Usslepp, Thomas and Awanis, Sandra and Hogg, Margaret and Daryanto, Ahmad (2022) The inhibitory effect of political conservatism on consumption : The case of fair trade. Journal of Business Ethics, 176 (3). pp. 519-531. ISSN 0167-4544
The_inhibitory_effect_of_political_conservatism_on_consumption_The_case_of_fair_trade.pdf - Accepted Version
Available under License Creative Commons Attribution-NonCommercial.
Download (387kB)
Abstract
Fair trade has been researched extensively. However, our understanding of why consumers might be reluctant to purchase fair trade goods, and the associated potential barriers to the wider adoption of fair trade products, is incomplete. Based on data from 409 USA participants, our study demonstrates some of the psychological processes that underlie the rejection of fair trade products by conservatives. Our findings show that political conservatism affects fair trade perspective-taking and fair trade identity, and these latter two subsequently affect fair trade purchase intention. The decrease in fair trade perspective-taking and fair trade identity are two psychological features that potentially shield conservatives from the appeals of fair trade products.

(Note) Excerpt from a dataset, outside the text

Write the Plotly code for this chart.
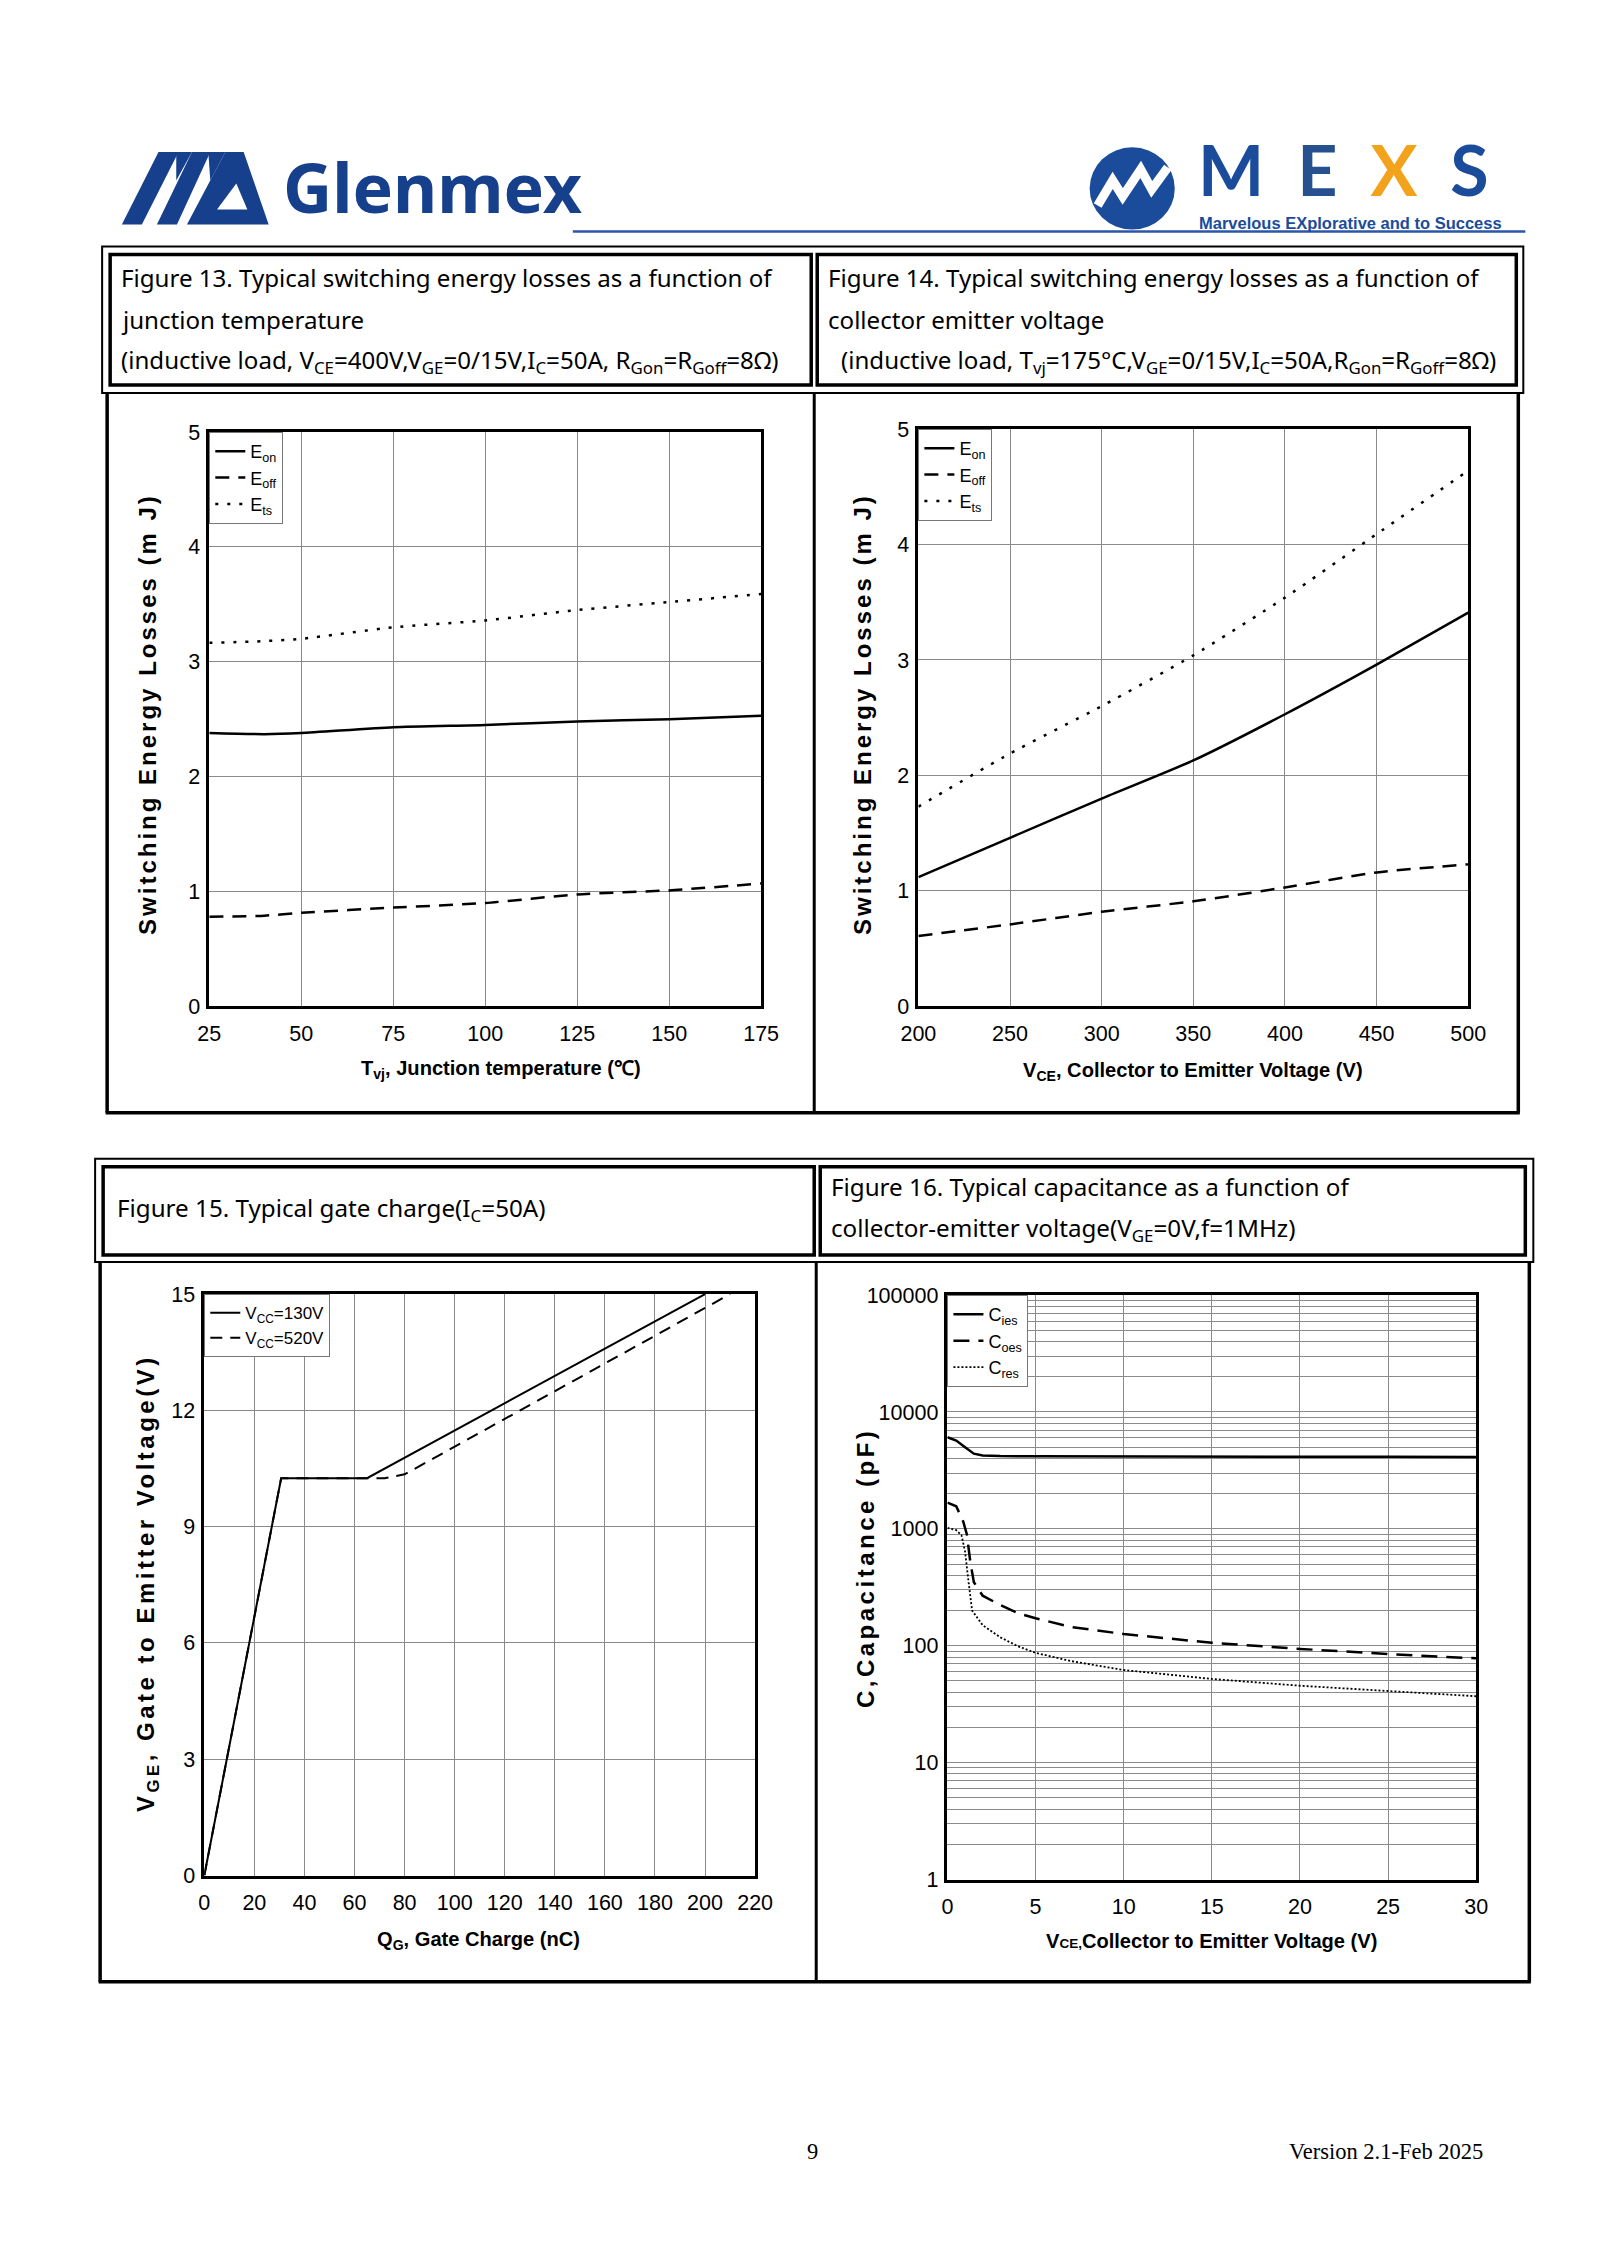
import plotly.graph_objects as go

W, H = 1600, 2263

# ---------------- data ----------------
# Figure 13: switching energy vs junction temperature
tvj = [25, 40, 50, 75, 100, 125, 150, 175]
eon_t = [2.38, 2.37, 2.38, 2.43, 2.45, 2.48, 2.50, 2.53]
eoff_t = [0.78, 0.79, 0.815, 0.86, 0.90, 0.975, 1.01, 1.07]
ets_t = [3.165, 3.18, 3.20, 3.30, 3.36, 3.45, 3.52, 3.59]

# Figure 14: switching energy vs collector-emitter voltage
vce = [200, 250, 300, 350, 400, 450, 500]
eon_v = [1.12, 1.46, 1.80, 2.13, 2.53, 2.96, 3.41]
eoff_v = [0.61, 0.71, 0.82, 0.91, 1.03, 1.16, 1.23]
ets_v = [1.73, 2.19, 2.60, 3.04, 3.54, 4.09, 4.64]

# Figure 15: gate charge
qg_130 = [0, 30.7, 65, 200]
vge_130 = [0, 10.25, 10.25, 15]
qg_520 = [0, 30.7, 72, 80, 210]
vge_520 = [0, 10.25, 10.25, 10.35, 15]

# Figure 16: capacitance
v_cies = [0, 0.5, 1, 1.5, 2, 3, 5, 10, 15, 20, 25, 30]
cies = [6080, 5700, 5000, 4400, 4250, 4200, 4180, 4150, 4150, 4140, 4140, 4130]
v_coes = [0, 0.5, 0.9, 1.1, 1.3, 1.5, 2, 3, 4, 5, 7, 10, 15, 20, 25, 30]
coes = [1680, 1560, 1150, 900, 520, 350, 268, 223, 190, 172, 145, 126, 106, 94, 85, 78]
v_cres = [0, 0.5, 0.8, 1.0, 1.2, 1.4, 2, 3, 4, 5, 7, 10, 15, 20, 25, 30]
cres = [1020, 975, 880, 640, 350, 200, 150, 118, 99, 87, 74, 62, 52, 45.5, 41, 37]

x13_ticks = [25, 50, 75, 100, 125, 150, 175]
y13_ticks = [0, 1, 2, 3, 4, 5]
x14_ticks = [200, 250, 300, 350, 400, 450, 500]
x15_ticks = list(range(0, 221, 20))
y15_ticks = [0, 3, 6, 9, 12, 15]
x16_ticks = [0, 5, 10, 15, 20, 25, 30]
y16_decades = [1, 10, 100, 1000, 10000, 100000]

# ---------------- helpers ----------------
# page positions below are reference pixels; the mapping compensates for the
# small inset/shrink observed in the rendered screenshot
AX_, BX_ = 0.976, 18.0
AY_, BY_ = 0.987, 12.0

def PX(x):
    return ((x - BX_) / AX_) / W

def PY(y):
    return 1 - ((y - BY_) / AY_) / H

TICKF = "Liberation Sans, Arial, sans-serif"
SANS = "Noto Sans, Open Sans, sans-serif"
ARIALB = "Liberation Sans, Arial, sans-serif"
SERIF = "Liberation Serif, Times New Roman, serif"
BLUE = "#163f8c"

fig = go.Figure()

def add(x, y, name, xa, ya, leg, dash, width=2.5, shape="spline"):
    fig.add_trace(go.Scatter(
        x=x, y=y, name=name, mode="lines", xaxis=xa, yaxis=ya, legend=leg,
        line=dict(color="black", width=width, dash=dash, shape=shape,
                  smoothing=0.6 if shape == "spline" else None),
        hoverinfo="skip"))

add(tvj, eon_t, "E<sub>on</sub>", "x", "y", "legend", "solid")
add(tvj, eoff_t, "E<sub>off</sub>", "x", "y", "legend", "14px,9px")
add(tvj, ets_t, "E<sub>ts</sub>", "x", "y", "legend", "3px,9px")

add(vce, eon_v, "E<sub>on</sub>", "x2", "y2", "legend2", "solid")
add(vce, eoff_v, "E<sub>off</sub>", "x2", "y2", "legend2", "14px,9px")
add(vce, ets_v, "E<sub>ts</sub>", "x2", "y2", "legend2", "3px,9px")

add(qg_130, vge_130, "V<sub>CC</sub>=130V", "x3", "y3", "legend3", "solid", 2, "linear")
add(qg_520, vge_520, "V<sub>CC</sub>=520V", "x3", "y3", "legend3", "12px,8px", 2, "linear")

add(v_cies, cies, "C<sub>ies</sub>", "x4", "y4", "legend4", "solid", 2.5, "linear")
add(v_coes, coes, "C<sub>oes</sub>", "x4", "y4", "legend4", "16px,9px", 2.5, "linear")
add(v_cres, cres, "C<sub>res</sub>", "x4", "y4", "legend4", "2px,2px", 1.8, "linear")

def axis(dom_px, rng, tickvals, anchor, vertical=False, typ="linear", ticktext=None):
    if vertical:
        dom = [PY(dom_px[1]), PY(dom_px[0])]
    else:
        dom = [PX(dom_px[0]), PX(dom_px[1])]
    d = dict(domain=dom, range=rng, tickmode="array", tickvals=tickvals,
             showgrid=True, gridcolor="#8a8a8a", gridwidth=1,
             showline=True, mirror=True, linecolor="black", linewidth=2.5,
             ticks="", zeroline=False, anchor=anchor, type=typ,
             ticklabelstandoff=2 if vertical else 6,
             tickfont=dict(family=TICKF, size=21.5, color="black"))
    if ticktext is not None:
        d["ticktext"] = ticktext
    return d

# plot boxes (reference pixels)
P13 = dict(x=(209, 760), y=(432, 1005))
P14 = dict(x=(917, 1466), y=(429, 1005))
P15 = dict(x=(204, 754), y=(1292, 1872))
P16 = dict(x=(946, 1474), y=(1293, 1876))

y16_vals = []
y16_text = []
for d in y16_decades:
    for m in range(1, 10):
        v = d * m
        if v > 100000:
            break
        y16_vals.append(v)
        y16_text.append(str(v) if m == 1 else "")

fig.update_layout(
    xaxis=axis(P13["x"], [25, 175], x13_ticks, "y"),
    yaxis=axis(P13["y"], [0, 5], y13_ticks, "x", vertical=True),
    xaxis2=axis(P14["x"], [200, 500], x14_ticks, "y2"),
    yaxis2=axis(P14["y"], [0, 5], y13_ticks, "x2", vertical=True),
    xaxis3=axis(P15["x"], [0, 220], x15_ticks, "y3"),
    yaxis3=axis(P15["y"], [0, 15], y15_ticks, "x3", vertical=True),
    xaxis4=axis(P16["x"], [0, 30], x16_ticks, "y4"),
    yaxis4=axis(P16["y"], [0, 5], y16_vals, "x4", vertical=True, typ="log", ticktext=y16_text),
)

def legend(px, py, size=18):
    return dict(x=PX(px), y=PY(py), xanchor="left", yanchor="top",
                bordercolor="#777777", borderwidth=1, bgcolor="white",
                font=dict(family=TICKF, size=size, color="black"),
                tracegroupgap=0, itemwidth=30)

fig.update_layout(
    legend=legend(P13["x"][0], P13["y"][0]),
    legend2=legend(P14["x"][0], P14["y"][0]),
    legend3=legend(P15["x"][0], P15["y"][0], 17),
    legend4=legend(P16["x"][0], P16["y"][0]),
)

shapes = []

def line(x0, y0, x1, y1, w, color="black"):
    shapes.append(dict(type="line", xref="paper", yref="paper",
                       x0=PX(x0), y0=PY(y0), x1=PX(x1), y1=PY(y1),
                       line=dict(color=color, width=w)))

def rect(x0, y0, x1, y1, w, color="black"):
    shapes.append(dict(type="rect", xref="paper", yref="paper",
                       x0=PX(x0), y0=PY(y0), x1=PX(x1), y1=PY(y1),
                       line=dict(color=color, width=w)))

def poly(points, color):
    path = "M " + " L ".join(f"{PX(a):.5f},{PY(b):.5f}" for a, b in points) + " Z"
    shapes.append(dict(type="path", xref="paper", yref="paper", path=path,
                       fillcolor=color, line=dict(width=0)))

# top table
rect(102, 247, 1521, 393, 2)
rect(110, 255, 810, 385, 3.5)
rect(816, 255, 1514, 385, 3.5)
line(107, 393, 107, 1111, 3.5)
line(1516, 393, 1516, 1111, 3.5)
line(105.5, 1111, 1517.5, 1111, 3.5)
line(813, 393, 813, 1111, 3)

# bottom table
rect(95, 1157, 1531, 1260, 2)
rect(103, 1165, 813, 1253, 3.5)
rect(819, 1165, 1523, 1253, 3.5)
line(100, 1260, 100, 1978, 3.5)
line(1527, 1260, 1527, 1978, 3.5)
line(98.5, 1978, 1528.5, 1978, 3.5)
line(815, 1260, 815, 1978, 3)

# header: blue rule
line(572, 232, 1523, 232, 2.5, "#2a56a8")

# Glenmex icon (M legs with notches, then the G wedge)
poly([(121.7, 225), (141.7, 225), (178.3, 152.7), (158.3, 152.7)], BLUE)
poly([(176, 152.7), (191.7, 152.7), (176, 181)], BLUE)
poly([(156.7, 225), (176.7, 225), (210, 152.7), (191.7, 152.7)], BLUE)
poly([(208, 152.7), (225, 152.7), (210, 181)], BLUE)
poly([(186.7, 225), (268.3, 225), (243.3, 152.7), (225, 152.7)], BLUE)
poly([(216.7, 210), (247, 210), (236, 184)], "white")

# MEXS roundel
shapes.append(dict(type="circle", xref="paper", yref="paper",
                   x0=PX(1088), x1=PX(1173), y0=PY(230), y1=PY(148),
                   fillcolor="#1b4b9b", line=dict(width=0)))
zig = [(1096, 206), (1111, 181), (1121, 197), (1139, 170), (1150, 190), (1166, 168)]
shapes.append(dict(type="path", xref="paper", yref="paper",
                   path="M " + " L ".join(f"{PX(a):.5f},{PY(b):.5f}" for a, b in zig),
                   line=dict(color="white", width=9)))

fig.update_layout(shapes=shapes)

ann = []

def text(x, y, s, size, family, xanchor="left", yanchor="middle", color="black",
         angle=0, bold=False):
    ann.append(dict(x=PX(x), y=PY(y), xref="paper", yref="paper", text=s,
                    showarrow=False, xanchor=xanchor, yanchor=yanchor,
                    textangle=angle,
                    font=dict(size=size, family=family, color=color,
                              weight="bold" if bold else "normal")))

# header text
text(281, 187, "Glenmex", 68, SANS, color=BLUE, bold=True)
text(1194, 214,
     "<span style='letter-spacing:33px'>M<span style='color:#27508f'>E</span>"
     "<span style='color:#f2a21b'>X</span>S</span>",
     70, "Lato, DejaVu Sans, sans-serif", color="#1b4b9b", yanchor="bottom", bold=True)
text(1195, 223.5, "Marvelous EXplorative and to Success", 16.5, ARIALB, color="#1b4b9b", bold=True)

# figure titles
T1 = 24.1
text(119, 278, "Figure 13. Typical switching energy losses as a function of", T1, SANS)
text(119, 320, "junction temperature", T1, SANS)
text(119, 361, "(inductive load, V<sub>CE</sub>=400V,V<sub>GE</sub>=0/15V,I<sub>C</sub>=50A, "
     "R<sub>Gon</sub>=R<sub>Goff</sub>=8Ω)", T1, SANS)
text(825, 278, "Figure 14. Typical switching energy losses as a function of", T1, SANS)
text(825, 320, "collector emitter voltage", T1, SANS)
text(838, 361, "(inductive load, T<sub>vj</sub>=175°C,V<sub>GE</sub>=0/15V,I<sub>C</sub>=50A,"
     "R<sub>Gon</sub>=R<sub>Goff</sub>=8Ω)", T1, SANS)
T2 = 24.2
text(115, 1207, "Figure 15. Typical gate charge(I<sub>C</sub>=50A)", T2, SANS)
text(828, 1185, "Figure 16. Typical capacitance as a function of", T2, SANS)
text(828, 1227, "collector-emitter voltage(V<sub>GE</sub>=0V,f=1MHz)", T2, SANS)

# axis titles
SP3 = "<span style='letter-spacing:3px'>{}</span>"
SP35 = "<span style='letter-spacing:3.5px'>{}</span>"
text(148, 713, SP3.format("Switching Energy Losses (m J)"), 24, ARIALB,
     xanchor="center", angle=-90, bold=True)
text(861, 713, SP3.format("Switching Energy Losses (m J)"), 24, ARIALB,
     xanchor="center", angle=-90, bold=True)
text(148, 1580, SP35.format("V<sub>GE</sub>, Gate to Emitter Voltage(V)"), 24, ARIALB,
     xanchor="center", angle=-90, bold=True)
text(864, 1565, SP35.format("C,Capacitance (pF)"), 24, ARIALB,
     xanchor="center", angle=-90, bold=True)

AX = 20.1
text(500, 1068, "T<sub>vj</sub>, Junction temperature (℃)", AX, ARIALB, xanchor="center", bold=True)
text(1191, 1070, "V<sub>CE</sub>, Collector to Emitter Voltage (V)", AX, ARIALB, xanchor="center", bold=True)
text(478, 1937, "Q<sub>G</sub>, Gate Charge (nC)", AX, ARIALB, xanchor="center", bold=True)
text(1210, 1937, "V<span style='font-size:13.5px'>CE,</span>Collector to Emitter Voltage (V)", AX,
     ARIALB, xanchor="center", bold=True)

# footer
text(811, 2147, "9", 22.5, SERIF, xanchor="center")
text(1483, 2147, "Version 2.1-Feb 2025", 22.5, SERIF, xanchor="right")

fig.update_layout(
    annotations=ann,
    width=W, height=H,
    margin=dict(l=0, r=0, t=0, b=0),
    paper_bgcolor="white", plot_bgcolor="white",
    showlegend=True,
)

fig.write_html("out.html", config={"displayModeBar": False},
               post_script="document.body.style.margin='0px';document.body.style.padding='0px';")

We extend prior research on the effects of political ideology on consumption not only by demonstrating the predisposition of highly conservative consumers towards prosocial consumption, but also by showing the internal functioning of the conservative decision-making process. We further demonstrate that the effect of conservatism on fair trade purchase deliberation is moderated by age and income. Age reduces the negative effect of conservatism on fair trade perspective-taking, whereas income heightens the negative effect of conservatism on fair trade perspective-taking. Our results suggest that fair trade initiatives can target the conservative consumer segment in high-income countries with a greater chance of success when applying marketing strategies that make perspective-taking redundant and that aim at younger consumers with lower incomes.